Since 2010 Fosun has invested more than $3.4 billion in overseas assets including French resort operator Club Mediterranee SA, JPMorgan Chase & Co's 60-story tower 1 Chase Manhattan Plaza in New York and Raffaele Caruso SpA, an Italian maker of $3,300 suits, according to data compiled by Bloomberg.

Guo built Fosun by borrowing from the approach used by Buffett's Berkshire Hathaway Inc. It invests in financial assets such as insurance to secure long-term funding that can be deployed to expand across a range of businesses, said Eugene Qian, Citigroup Inc's Shanghai-based head of global banking for China.

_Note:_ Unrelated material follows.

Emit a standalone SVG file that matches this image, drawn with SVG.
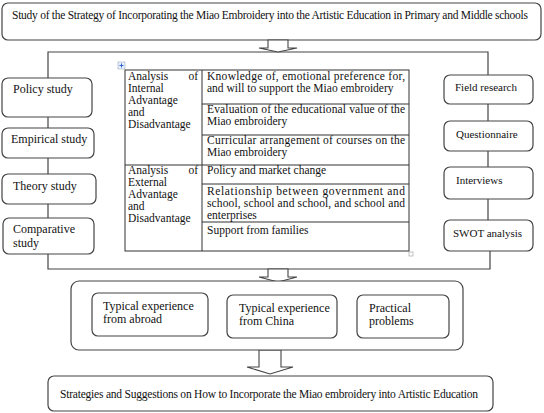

"Many people talk about being Buffett in China but few can pull it off," Qian says.

Other Chinese entrepreneurs acquiring more overseas include Jack Ma, founder of China's largest e-commerce company Alibaba Group Holding Ltd, which this year bought stakes in messaging service TangoMe Inc and ride-sharing app Lyft Inc, and Wang Jianlin, who started Dalian Wanda Group. Dalian Wanda acquired British yachtmaker Sunseeker International Ltd last year, after purchasing US cinema chain AMC Entertainment Holdings Inc in 2012 for $2.6 billion including debt.

Guo grew up in Hengdian in Zhejiang province, a small farming town about 240 kilometers south of Shanghai. Plain rice served with marinated dried pickles was a major staple of the billionaire's diet as a youngster.